Above all, this phase is characterized by something almost entirely absent from the writing process of traditional, print-based scholarship: social proof. (See this post about social proof). Following a launch-and-iterate model, you try out your ideas in short form in front of various audiences, getting feedback from others that proves there is interest in your idea enough to take it to another level. This goes hand in hand with researching and reading, which the academic blogger never limits to the dead audiences of print or texts. You research online and in-person communities where your subjects are being discussed and you target individuals within those communities with whom you interact -- offering informed responses to their content in expectation of reciprocation. The academic blogger is not a private writer. He or she connects with multiple people and audiences in order to vet his or her ideas in process, and not simply when ideas have taken a finished form. 

Before long the randomness of posts pretty much drops away and every post is about some aspect of developing this focused content and targeting it to those who care about it.

Getting from Phase One to Phase Two
I've seen many people get stuck in their academic blogging. They fall into a rhythm of reposting isn't-that-cool media and a series of casual opinions and first-level analysis, but they don't advance their thinking or organize their thoughts. At a certain point I just don't take someone seriously as a blogger (for purposes of advancing learning) if that person is content with making endless, not-that-connected, observations. Let's start getting somewhere.

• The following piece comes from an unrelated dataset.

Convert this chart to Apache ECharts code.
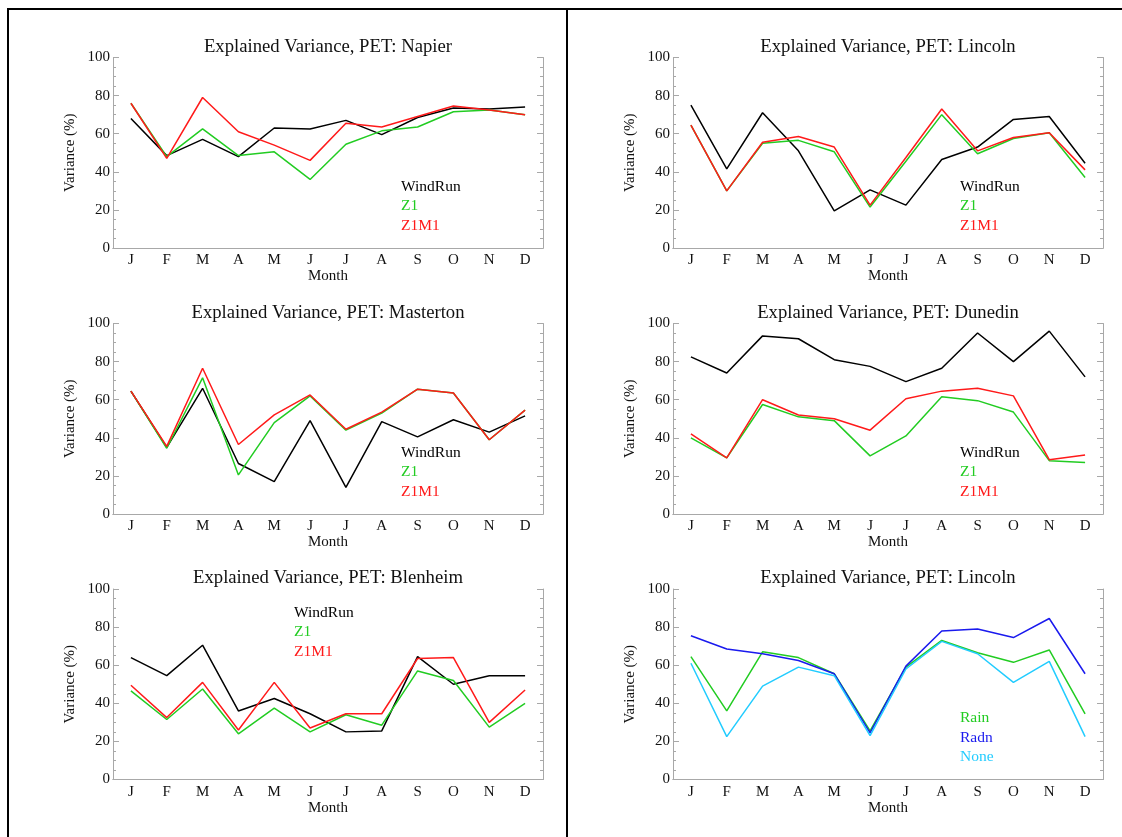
<!DOCTYPE html>
<html>
<head>
<meta charset="utf-8">
<script src="https://cdn.jsdelivr.net/npm/echarts@6/dist/echarts.min.js"></script>
<style>
  html, body { margin: 0; padding: 0; background: #fff; }
  #main { width: 1122px; height: 837px; }
</style>
</head>
<body>
<div id="main"></div>
<script>
var myChart = echarts.init(document.getElementById('main'));

const months = ['J', 'F', 'M', 'A', 'M', 'J', 'J', 'A', 'S', 'O', 'N', 'D'];
const yTicks = [0, 20, 40, 60, 80, 100];

// Napier
const napierWind = [68, 48.5, 57, 48, 63, 62.5, 67, 59.5, 68.5, 73.5, 73, 74];
const napierZ1 = [76, 48, 62.5, 48.5, 50.5, 36, 54.5, 61.5, 63.5, 71.5, 72.5, 70];
const napierZ1M1 = [76, 47, 79, 61, 54, 46, 65.5, 63.5, 69, 74.5, 72.5, 70];

// Lincoln
const lincolnWind = [75, 41.5, 71, 51, 19.5, 30.5, 22.5, 46.5, 53, 67.5, 69, 44.5];
const lincolnZ1 = [64.5, 30, 55, 56.5, 50.5, 21.5, 45.5, 70, 49.5, 57.5, 60.5, 37];
const lincolnZ1M1 = [64.5, 30, 55.5, 58.5, 53, 22.5, 47.5, 73, 51, 58, 60.5, 41];

// Masterton
const mastertonWind = [64.5, 35, 66, 26.5, 17, 49, 14, 48.5, 40.5, 49.5, 43, 51.5];
const mastertonZ1 = [64.5, 34.5, 71.5, 20.5, 48, 62, 44, 53, 65.5, 63.5, 39, 54.5];
const mastertonZ1M1 = [64.5, 35.5, 76.5, 36.5, 52, 62.5, 44.5, 53.5, 65.5, 63.5, 39, 54.5];

// Dunedin
const dunedinWind = [82.5, 74, 93.5, 92, 81, 77.5, 69.5, 76.5, 95, 80, 96, 72];
const dunedinZ1 = [40, 29.5, 57.5, 51, 49, 30.5, 41, 61.5, 59.5, 53.5, 28, 27];
const dunedinZ1M1 = [42, 29.5, 60, 52, 50, 44, 60.5, 64.5, 66, 62, 28.5, 31];

// Blenheim
const blenheimWind = [64, 54.5, 70.5, 36, 42.5, 34.5, 25, 25.5, 64.5, 50, 54.5, 54.5];
const blenheimZ1 = [46.5, 31.5, 47.5, 24, 37.5, 25, 34, 28.5, 57, 52, 27.5, 40];
const blenheimZ1M1 = [49.5, 32.5, 51, 26, 51, 27, 34.5, 34.5, 63.5, 64, 30, 47];

// Lincoln, predictors
const lincolnRain = [64.5, 36, 67, 64, 55.5, 25.5, 59, 73, 66.5, 61.5, 68, 34.5];
const lincolnRadn = [75.5, 68.5, 66, 62.5, 55.5, 24.5, 59.5, 78, 79, 74.5, 84.5, 55.5];
const lincolnNone = [61, 22.5, 49, 59, 54.5, 23, 58, 72.5, 66, 51, 62, 22.5];

const windNames = ['WindRun', 'Z1', 'Z1M1'];
const windColors = ['#000000', '#22cc22', '#ff1a1a'];
const predNames = ['Rain', 'Radn', 'None'];
const predColors = ['#22cc22', '#1a1aee', '#22ccff'];

const panels = [
  { title: 'Explained Variance, PET: Napier', names: windNames, colors: windColors, data: [napierWind, napierZ1, napierZ1M1] },
  { title: 'Explained Variance, PET: Lincoln', names: windNames, colors: windColors, data: [lincolnWind, lincolnZ1, lincolnZ1M1] },
  { title: 'Explained Variance, PET: Masterton', names: windNames, colors: windColors, data: [mastertonWind, mastertonZ1, mastertonZ1M1] },
  { title: 'Explained Variance, PET: Dunedin', names: windNames, colors: windColors, data: [dunedinWind, dunedinZ1, dunedinZ1M1] },
  { title: 'Explained Variance, PET: Blenheim', names: windNames, colors: windColors, data: [blenheimWind, blenheimZ1, blenheimZ1M1] },
  { title: 'Explained Variance, PET: Lincoln', names: predNames, colors: predColors, data: [lincolnRain, lincolnRadn, lincolnNone] }
];

// layout (px)
const colLeft = [113, 673];
const rowTop = [57.5, 323.5, 589];
const plotW = 430;
const plotH = 190.5;
// legend text start / first line centre
const legendPos = [[401, 186], [960, 186], [401, 452], [960, 452], [294, 612], [960, 717.5]];

const FONT = 'Liberation Serif';
const AXIS = '#a8a8a8';
const TEXT = '#111111';

const grid = [], xAxis = [], yAxis = [], title = [], legend = [], series = [];

panels.forEach(function (p, i) {
  const left = colLeft[i % 2];
  const top = rowTop[Math.floor(i / 2)];
  grid.push({ left: left, top: top, width: plotW, height: plotH });

  title.push({
    text: p.title,
    left: left + plotW / 2,
    top: top - 20,
    textAlign: 'center',
    padding: 0,
    textStyle: { fontFamily: FONT, fontSize: 18.7, fontWeight: 'normal', color: TEXT }
  });

  // bottom x axis with labels
  xAxis.push({
    type: 'category',
    gridIndex: i,
    data: months,
    boundaryGap: true,
    position: 'bottom',
    name: 'Month',
    nameLocation: 'middle',
    nameGap: 21,
    nameTextStyle: { fontFamily: FONT, fontSize: 15, color: TEXT },
    axisLine: { lineStyle: { color: AXIS, width: 1 } },
    axisTick: { inside: true, length: 4, alignWithLabel: true, lineStyle: { color: AXIS } },
    axisLabel: { fontFamily: FONT, fontSize: 15, color: TEXT, margin: 5, interval: 0 },
    splitLine: { show: false }
  });
  // top x axis, ticks only
  xAxis.push({
    type: 'category',
    gridIndex: i,
    data: months,
    boundaryGap: true,
    position: 'top',
    axisLine: { lineStyle: { color: AXIS, width: 1 } },
    axisTick: { inside: true, length: 4, alignWithLabel: true, lineStyle: { color: AXIS } },
    axisLabel: { show: false },
    splitLine: { show: false }
  });

  yAxis.push({
    type: 'value',
    gridIndex: i,
    min: yTicks[0],
    max: yTicks[yTicks.length - 1],
    interval: yTicks[1] - yTicks[0],
    position: 'left',
    name: 'Variance (%)',
    nameLocation: 'middle',
    nameGap: 35,
    nameTextStyle: { fontFamily: FONT, fontSize: 15, color: TEXT },
    axisLine: { show: true, lineStyle: { color: AXIS, width: 1 } },
    axisTick: { show: true, inside: true, length: 6, lineStyle: { color: AXIS } },
    minorTick: { show: true, splitNumber: 4, length: 3, lineStyle: { color: AXIS } },
    axisLabel: { fontFamily: FONT, fontSize: 15, color: TEXT, margin: 3 },
    splitLine: { show: false }
  });
  yAxis.push({
    type: 'value',
    gridIndex: i,
    min: yTicks[0],
    max: yTicks[yTicks.length - 1],
    interval: yTicks[1] - yTicks[0],
    position: 'right',
    axisLine: { show: true, lineStyle: { color: AXIS, width: 1 } },
    axisTick: { show: true, inside: true, length: 6, lineStyle: { color: AXIS } },
    minorTick: { show: true, splitNumber: 4, length: 3, lineStyle: { color: AXIS } },
    axisLabel: { show: false },
    splitLine: { show: false }
  });

  legend.push({
    orient: 'vertical',
    left: legendPos[i][0] - 5,
    top: legendPos[i][1] - 7.5,
    padding: 0,
    icon: 'none',
    itemWidth: 0,
    itemHeight: 15,
    itemGap: 3.5,
    selectedMode: false,
    textStyle: { fontFamily: FONT, fontSize: 15.5 },
    data: p.names.map(function (n, k) {
      return { name: n, textStyle: { color: p.colors[k] } };
    })
  });

  p.data.forEach(function (values, k) {
    series.push({
      name: p.names[k],
      type: 'line',
      xAxisIndex: i * 2,
      yAxisIndex: i * 2,
      data: values,
      symbol: 'none',
      lineStyle: { color: p.colors[k], width: 1.5 },
      itemStyle: { color: p.colors[k] }
    });
  });
});

const option = {
  animation: false,
  backgroundColor: '#ffffff',
  title: title,
  legend: legend,
  grid: grid,
  xAxis: xAxis,
  yAxis: yAxis,
  series: series,
  graphic: [
    // page frame
    { type: 'line', shape: { x1: 7, y1: 9, x2: 1122, y2: 9 }, style: { stroke: '#000', lineWidth: 2 } },
    { type: 'line', shape: { x1: 8, y1: 8, x2: 8, y2: 837 }, style: { stroke: '#000', lineWidth: 2 } },
    { type: 'line', shape: { x1: 567, y1: 8, x2: 567, y2: 837 }, style: { stroke: '#000', lineWidth: 2 } }
  ]
};

myChart.setOption(option);
</script>
</body>
</html>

My first suggestion for moving from Phase One to Phase to is to circle back to one's existing content and to one's half-developed ideas. This is something I describe thoroughly in a separate post, "Consider the Spiral." My next suggestion is to make use of books -- to find the ones that are current on the topics in question and to use those books as a way not simply of making more informed observations, but of finding and developing social connections (with other readers of such books, or even with the authors of those books). See my "Ten Ways to Bring Books into Your Digital Life" (or the video version) and "Beyond the Book Report: Better Book Practices in the Digital Age." For an example of connecting with an author, see the example of a student, Neal, in my post, "Social Discovery."

Conclusion
That returns us to Phase Three (above). While this may seem to be a way of using blogging to produce traditional academic outputs, it is not. By using a social medium in an appropriate way, in the end, academic blogging really becomes less about content or even publication; it really ends up being a form of entry into various communities who value serious thought about serious subjects.